You are probably correct .  If they are T8 lamps .  T12 lamps are getting expensive and may soon go obsolete .

God bless
Wyr


----------



## Chris (Jul 22, 2017)

Yes they are T8s. I installed four and will probably toss two more in.


----------



## zannej (Dec 22, 2017)

I just got these 4' LED 4000lm 5000k(daylight) shop lights. Got it when the price was lower than it currently is though. Old lights in the workshop were fluorescent and rather dim. Have about 12 or so in there to light it up. After putting just 2 of the new LEDs up just a few feet apart, they lit up the entire workshop (and it's a fairly large workshop). We got 3 of them up throughout. 4th one will go up later once we fix some of the wiring issues (rather than linking them, we just plugged them in to the outlets the old lights were plugged in to).

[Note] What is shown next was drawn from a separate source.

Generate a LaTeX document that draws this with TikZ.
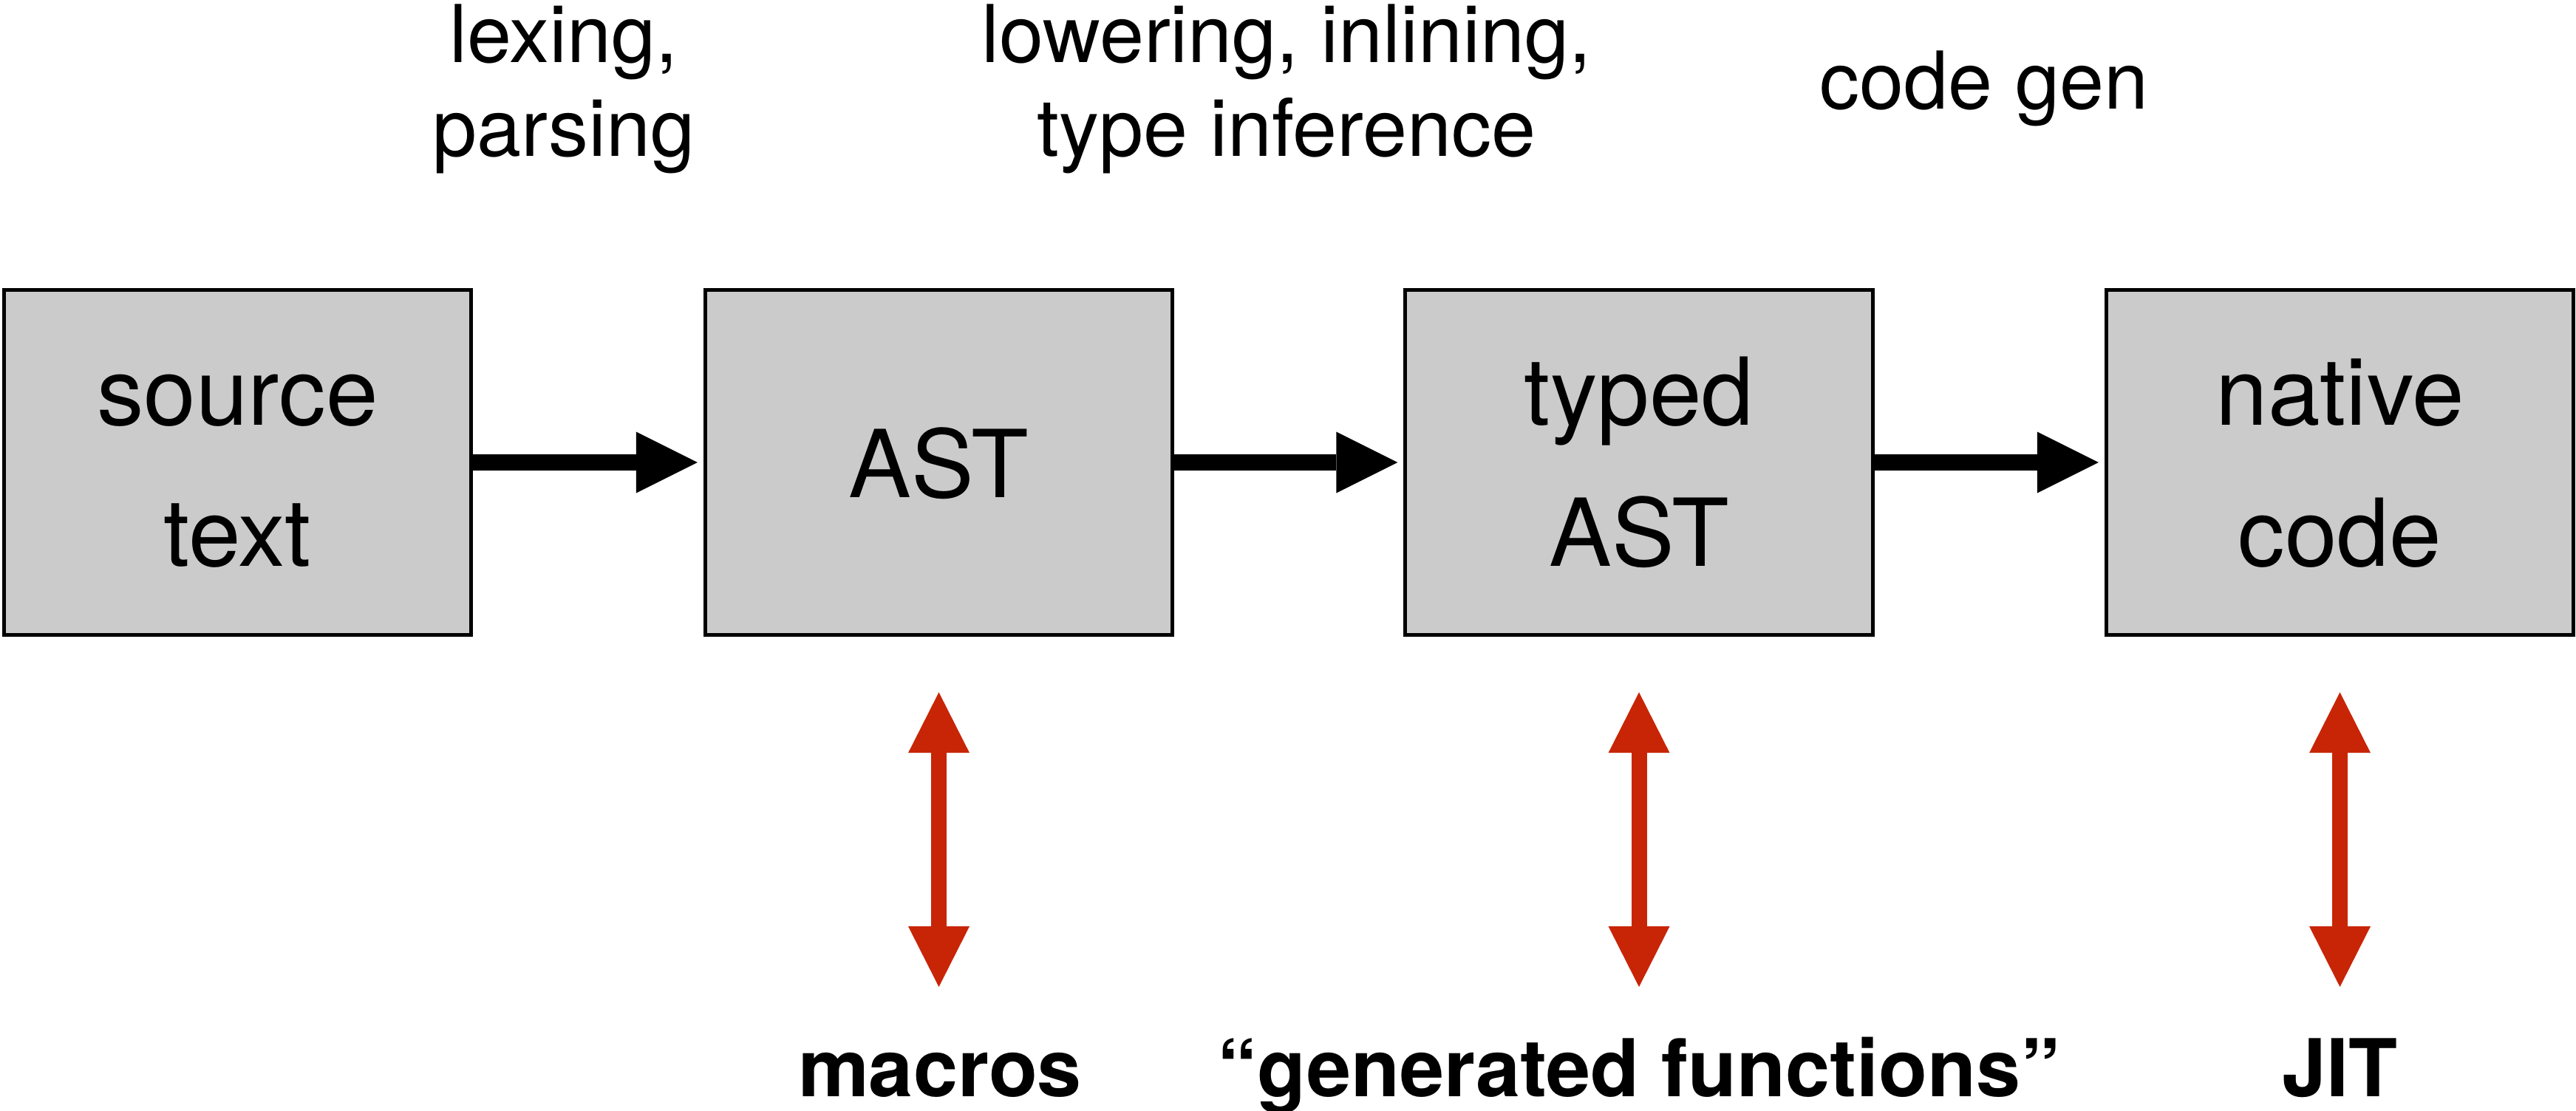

So far I'm very pleased with them.


----------



## mcgyverit (Dec 28, 2017)

Menards and Home Depot have 2'x4' - 4 bulb LED's for $115.  I am currently replacing my florescent units in my garage.  brightness is about 2 to 1.  so I can replace 2 florescent units with one LED.  it is amazing the difference they make.  I have a 20x30 garage with 9 florescent units and should be able to get by with 4 in the work area and 2 over the benches just because I have wiring already there might as well put it to some use.


----------



## elbo (Jan 9, 2018)

this is a copy of an old response to this same question. So far, since I installed the fixtures, I'm very satisfied, and the cost was negligable
My garage which serves as a garage and workshop had 6 two bulb fluorescent fixtures , each bulb gave the equivalent of a 40 watt incandescent bulb. Because of my age iI found it increasingly difficult to replace the florescent bulbs, so I got 6 cheap 2 bulb incandescent fixtures and 60 watt equivalent leds. The fixtures came with opaque light diffuses, which I replaced with clear plastic 8 inch diameter salad bowls that I bought at a dollar store. I just had to drill a hole for the threaded diffuser fitting
Works great with lots of light and I wont have to replace the bulbs in my lifetime. The bulbs were purchased at lowes for a very reasonable price


----------



## Wuzzat? (Jan 9, 2018)

LED lifetime in the lab can be 50,000 hours but from the number of vehicle taillight failures I've seen, they are either putting too much current through them or cutting corners on the electronics that drive them.

We'll see how the home stuff holds up.

I don't recommend trying to troubleshoot a failed setup unless you have a bench full of test equipment.


----------